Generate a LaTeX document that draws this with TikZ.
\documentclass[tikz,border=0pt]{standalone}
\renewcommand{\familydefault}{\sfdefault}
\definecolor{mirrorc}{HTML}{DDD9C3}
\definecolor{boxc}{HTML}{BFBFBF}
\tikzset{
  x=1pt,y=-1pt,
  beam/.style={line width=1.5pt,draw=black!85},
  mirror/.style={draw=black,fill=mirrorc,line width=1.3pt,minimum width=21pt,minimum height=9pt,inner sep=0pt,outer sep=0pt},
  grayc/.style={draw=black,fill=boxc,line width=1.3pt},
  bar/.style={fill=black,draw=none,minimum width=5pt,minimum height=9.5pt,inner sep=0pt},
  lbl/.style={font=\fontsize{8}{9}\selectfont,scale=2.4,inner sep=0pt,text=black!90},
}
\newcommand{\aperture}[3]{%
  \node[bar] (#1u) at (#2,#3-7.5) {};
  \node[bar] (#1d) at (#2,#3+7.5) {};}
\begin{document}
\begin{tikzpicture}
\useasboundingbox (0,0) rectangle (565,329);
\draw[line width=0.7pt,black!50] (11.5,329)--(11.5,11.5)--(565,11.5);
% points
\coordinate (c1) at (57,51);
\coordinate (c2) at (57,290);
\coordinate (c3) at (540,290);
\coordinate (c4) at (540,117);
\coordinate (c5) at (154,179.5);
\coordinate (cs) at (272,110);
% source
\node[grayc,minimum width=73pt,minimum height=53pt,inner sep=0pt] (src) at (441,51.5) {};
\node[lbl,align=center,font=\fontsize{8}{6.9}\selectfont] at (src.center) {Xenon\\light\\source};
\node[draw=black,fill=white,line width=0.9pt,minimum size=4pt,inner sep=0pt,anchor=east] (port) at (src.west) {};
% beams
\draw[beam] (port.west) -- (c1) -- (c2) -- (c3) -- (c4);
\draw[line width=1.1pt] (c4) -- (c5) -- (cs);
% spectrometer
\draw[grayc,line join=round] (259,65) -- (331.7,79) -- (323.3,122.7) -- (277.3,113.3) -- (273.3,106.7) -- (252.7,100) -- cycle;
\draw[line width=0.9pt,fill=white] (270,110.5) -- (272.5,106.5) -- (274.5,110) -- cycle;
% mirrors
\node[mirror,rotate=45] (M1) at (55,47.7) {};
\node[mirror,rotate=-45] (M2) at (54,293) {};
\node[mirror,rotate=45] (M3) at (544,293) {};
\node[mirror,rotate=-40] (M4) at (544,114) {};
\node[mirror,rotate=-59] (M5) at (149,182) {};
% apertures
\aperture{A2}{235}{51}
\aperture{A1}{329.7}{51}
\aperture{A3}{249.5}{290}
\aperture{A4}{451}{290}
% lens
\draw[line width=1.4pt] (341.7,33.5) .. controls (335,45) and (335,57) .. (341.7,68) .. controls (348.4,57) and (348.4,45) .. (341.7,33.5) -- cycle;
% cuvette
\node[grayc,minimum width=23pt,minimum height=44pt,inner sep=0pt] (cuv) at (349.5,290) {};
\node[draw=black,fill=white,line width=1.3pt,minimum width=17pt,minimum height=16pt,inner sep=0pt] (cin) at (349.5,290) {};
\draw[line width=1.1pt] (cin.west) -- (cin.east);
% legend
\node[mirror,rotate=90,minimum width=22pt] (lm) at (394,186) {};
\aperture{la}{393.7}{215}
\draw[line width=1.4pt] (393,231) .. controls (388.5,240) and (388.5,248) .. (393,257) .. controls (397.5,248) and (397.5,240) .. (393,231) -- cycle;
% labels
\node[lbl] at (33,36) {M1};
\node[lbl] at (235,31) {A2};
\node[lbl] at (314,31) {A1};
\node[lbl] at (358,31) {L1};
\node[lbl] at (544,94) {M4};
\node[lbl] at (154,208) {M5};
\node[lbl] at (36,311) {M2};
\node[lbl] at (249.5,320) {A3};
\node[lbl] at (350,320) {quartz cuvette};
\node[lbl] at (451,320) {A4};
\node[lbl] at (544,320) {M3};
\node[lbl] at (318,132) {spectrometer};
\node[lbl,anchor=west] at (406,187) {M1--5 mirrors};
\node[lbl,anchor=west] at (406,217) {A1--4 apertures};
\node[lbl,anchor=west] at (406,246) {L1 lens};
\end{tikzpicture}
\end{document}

= = = =

* _Aim of the task_
Quote each line above in full, word for word.

* _Solution to the problem_
Generate a LaTeX document that draws this with TikZ.
\documentclass[tikz,border=0pt]{standalone}
\renewcommand{\familydefault}{\sfdefault}
\definecolor{mirrorc}{HTML}{DDD9C3}
\definecolor{boxc}{HTML}{BFBFBF}
\tikzset{
  x=1pt,y=-1pt,
  beam/.style={line width=1.5pt,draw=black!85},
  mirror/.style={draw=black,fill=mirrorc,line width=1.3pt,minimum width=21pt,minimum height=9pt,inner sep=0pt,outer sep=0pt},
  grayc/.style={draw=black,fill=boxc,line width=1.3pt},
  bar/.style={fill=black,draw=none,minimum width=5pt,minimum height=9.5pt,inner sep=0pt},
  lbl/.style={font=\fontsize{8}{9}\selectfont,scale=2.4,inner sep=0pt,text=black!90},
}
\newcommand{\aperture}[3]{%
  \node[bar] (#1u) at (#2,#3-7.5) {};
  \node[bar] (#1d) at (#2,#3+7.5) {};}
\begin{document}
\begin{tikzpicture}
\useasboundingbox (0,0) rectangle (565,329);
\draw[line width=0.7pt,black!50] (11.5,329)--(11.5,11.5)--(565,11.5);
% points
\coordinate (c1) at (57,51);
\coordinate (c2) at (57,290);
\coordinate (c3) at (540,290);
\coordinate (c4) at (540,117);
\coordinate (c5) at (154,179.5);
\coordinate (cs) at (272,110);
% source
\node[grayc,minimum width=73pt,minimum height=53pt,inner sep=0pt] (src) at (441,51.5) {};
\node[lbl,align=center,font=\fontsize{8}{6.9}\selectfont] at (src.center) {Xenon\\light\\source};
\node[draw=black,fill=white,line width=0.9pt,minimum size=4pt,inner sep=0pt,anchor=east] (port) at (src.west) {};
% beams
\draw[beam] (port.west) -- (c1) -- (c2) -- (c3) -- (c4);
\draw[line width=1.1pt] (c4) -- (c5) -- (cs);
% spectrometer
\draw[grayc,line join=round] (259,65) -- (331.7,79) -- (323.3,122.7) -- (277.3,113.3) -- (273.3,106.7) -- (252.7,100) -- cycle;
\draw[line width=0.9pt,fill=white] (270,110.5) -- (272.5,106.5) -- (274.5,110) -- cycle;
% mirrors
\node[mirror,rotate=45] (M1) at (55,47.7) {};
\node[mirror,rotate=-45] (M2) at (54,293) {};
\node[mirror,rotate=45] (M3) at (544,293) {};
\node[mirror,rotate=-40] (M4) at (544,114) {};
\node[mirror,rotate=-59] (M5) at (149,182) {};
% apertures
\aperture{A2}{235}{51}
\aperture{A1}{329.7}{51}
\aperture{A3}{249.5}{290}
\aperture{A4}{451}{290}
% lens
\draw[line width=1.4pt] (341.7,33.5) .. controls (335,45) and (335,57) .. (341.7,68) .. controls (348.4,57) and (348.4,45) .. (341.7,33.5) -- cycle;
% cuvette
\node[grayc,minimum width=23pt,minimum height=44pt,inner sep=0pt] (cuv) at (349.5,290) {};
\node[draw=black,fill=white,line width=1.3pt,minimum width=17pt,minimum height=16pt,inner sep=0pt] (cin) at (349.5,290) {};
\draw[line width=1.1pt] (cin.west) -- (cin.east);
% legend
\node[mirror,rotate=90,minimum width=22pt] (lm) at (394,186) {};
\aperture{la}{393.7}{215}
\draw[line width=1.4pt] (393,231) .. controls (388.5,240) and (388.5,248) .. (393,257) .. controls (397.5,248) and (397.5,240) .. (393,231) -- cycle;
% labels
\node[lbl] at (33,36) {M1};
\node[lbl] at (235,31) {A2};
\node[lbl] at (314,31) {A1};
\node[lbl] at (358,31) {L1};
\node[lbl] at (544,94) {M4};
\node[lbl] at (154,208) {M5};
\node[lbl] at (36,311) {M2};
\node[lbl] at (249.5,320) {A3};
\node[lbl] at (350,320) {quartz cuvette};
\node[lbl] at (451,320) {A4};
\node[lbl] at (544,320) {M3};
\node[lbl] at (318,132) {spectrometer};
\node[lbl,anchor=west] at (406,187) {M1--5 mirrors};
\node[lbl,anchor=west] at (406,217) {A1--4 apertures};
\node[lbl,anchor=west] at (406,246) {L1 lens};
\end{tikzpicture}
\end{document}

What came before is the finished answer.